Farmers and ranchers who make their living raising animals—cattle, hogs, and poultry—have been at the mercy of the packing companies for years. As they have vertically integrated, the companies have ensured that all the production risk of raising livestock and poultry sat squarely on the shoulders of the farmers and ranchers, who often take on hundreds of thousands of dollars of debt to build the facilities needed to raise animals under contract. That debt is difficult to pay off, but for many farmers, the restrictive animal production contracts are the only way they can stay on the family farm.

The current system, however, leaves no room for resiliency. When several packing plants temporarily closed after severe COVID-19 outbreaks, the market was thrown off balance. For independent producers, market prices fell sharply as slaughter capacity tightened. Others worried how to manage animals that were ready to move to market.

Farmers and ranchers weren’t the only ones who feared for their livelihoods and faced tough decisions. Many packing plant workers also had to choose between their livelihoods or their lives, as the packing plants took almost no precautions to protect employees from contracting the coronavirus while at work, which allowed the virus to spread unchecked.

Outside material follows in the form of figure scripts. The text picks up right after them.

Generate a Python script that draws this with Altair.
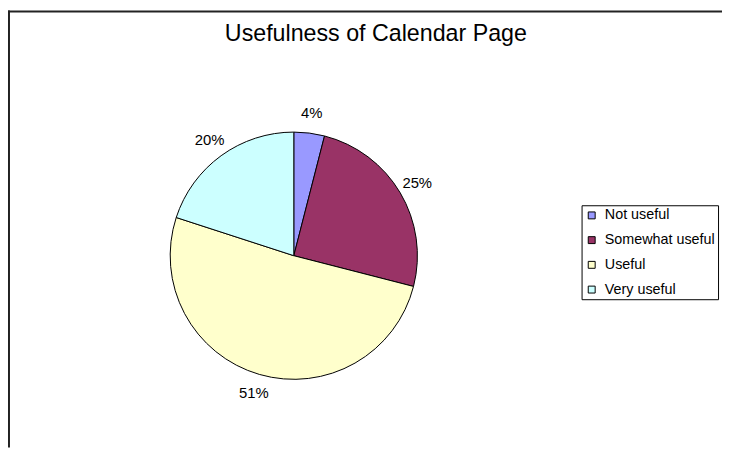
import altair as alt
import pandas as pd

categories = ["Not useful", "Somewhat useful", "Useful", "Very useful"]
values = [4, 25, 51, 20]
labels = ["4%", "25%", "51%", "20%"]
colors = ["#9999FF", "#993366", "#FFFFCC", "#CCFFFF"]
chart_title = "Usefulness of Calendar Page"

df = pd.DataFrame({"category": categories, "value": values, "label": labels,
                   "order": list(range(len(categories)))})

CX, CY, R = 289, 248, 125
W, H = 722, 442

base = alt.Chart(df).encode(
    theta=alt.Theta("value:Q", stack=True),
    order=alt.Order("order:Q"),
)

pie = base.mark_arc(outerRadius=R, stroke="black", strokeWidth=1).encode(
    x=alt.value(CX), y=alt.value(CY),
    color=alt.Color(
        "category:N",
        sort=categories,
        scale=alt.Scale(domain=categories, range=colors),
        legend=alt.Legend(
            title=None, orient="none", legendX=580, legendY=197,
            symbolType="square", symbolSize=49, symbolStrokeColor="black",
            symbolStrokeWidth=1, labelFont="Liberation Sans", labelFontSize=14.5,
            labelColor="black", rowPadding=10, padding=3, labelOffset=6,
            strokeColor="black", fillColor="white",
            labelLimit=300,
        ),
    ),
)

text = base.mark_text(radius=145, font="Liberation Sans", fontSize=15, color="black").encode(
    x=alt.value(CX), y=alt.value(CY), text="label:N"
)

title = alt.Chart(pd.DataFrame({"t": [chart_title]})).mark_text(
    font="Liberation Sans", fontSize=23.5, color="black", baseline="alphabetic"
).encode(x=alt.value(372), y=alt.value(31), text="t:N")

frame_top = alt.Chart(pd.DataFrame({"a": [0]})).mark_rule(color="#222", strokeWidth=2).encode(
    x=alt.value(0), x2=alt.value(W), y=alt.value(1)
)
frame_left = alt.Chart(pd.DataFrame({"a": [0]})).mark_rule(color="#222", strokeWidth=2).encode(
    x=alt.value(1), y=alt.value(0), y2=alt.value(H)
)

chart = alt.layer(frame_top, frame_left, pie, text, title).properties(
    width=W, height=H, padding=0, autosize=alt.AutoSizeParams(type="none"),
    background="white",
).configure_view(strokeWidth=0)

chart.save("out.html", embed_options={"renderer": "svg", "actions": False})
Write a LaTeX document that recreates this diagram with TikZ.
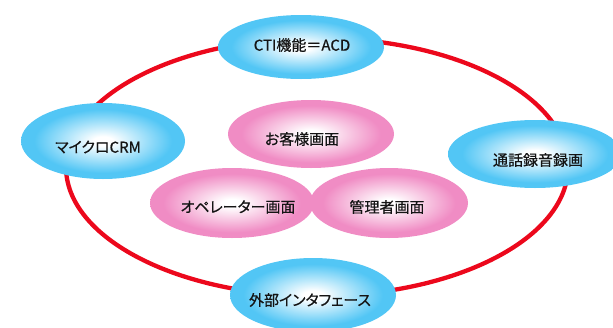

Disassembling animals is hard, physical, smelly labor, and wages for it are low. Yet, for thousands of immigrants it has offered opportunity—many a shrinking rural community has rebounded from the energy and presence of new immigrants employed at packing plants.

However, when the coronavirus arrived, the packing companies gave the health of their workers even less regard than they give to the farmers who supply the animals. As the number of plant workers testing positive for COVID-19 skyrocketed and plant closures spread, the companies have dragged their feet to implement safety measures. Moreover, the federal government has released safety recommendations that plants can use to protect workers, but has not made them mandatory, so conditions vary from plant to plant.

The toll of continued inaction from packing plant owners and the sickness and death of family members has brought deep distress and grief to the communities of packing plant workers.

We are struck that despite their different circumstances, both packing plant workers and farmers are both at the whim of the same forces—meatpackers with too much power. For both farmers and plant workers, we must continue the fight to bring meaningful anticompetitive oversight and worker protections to the industry.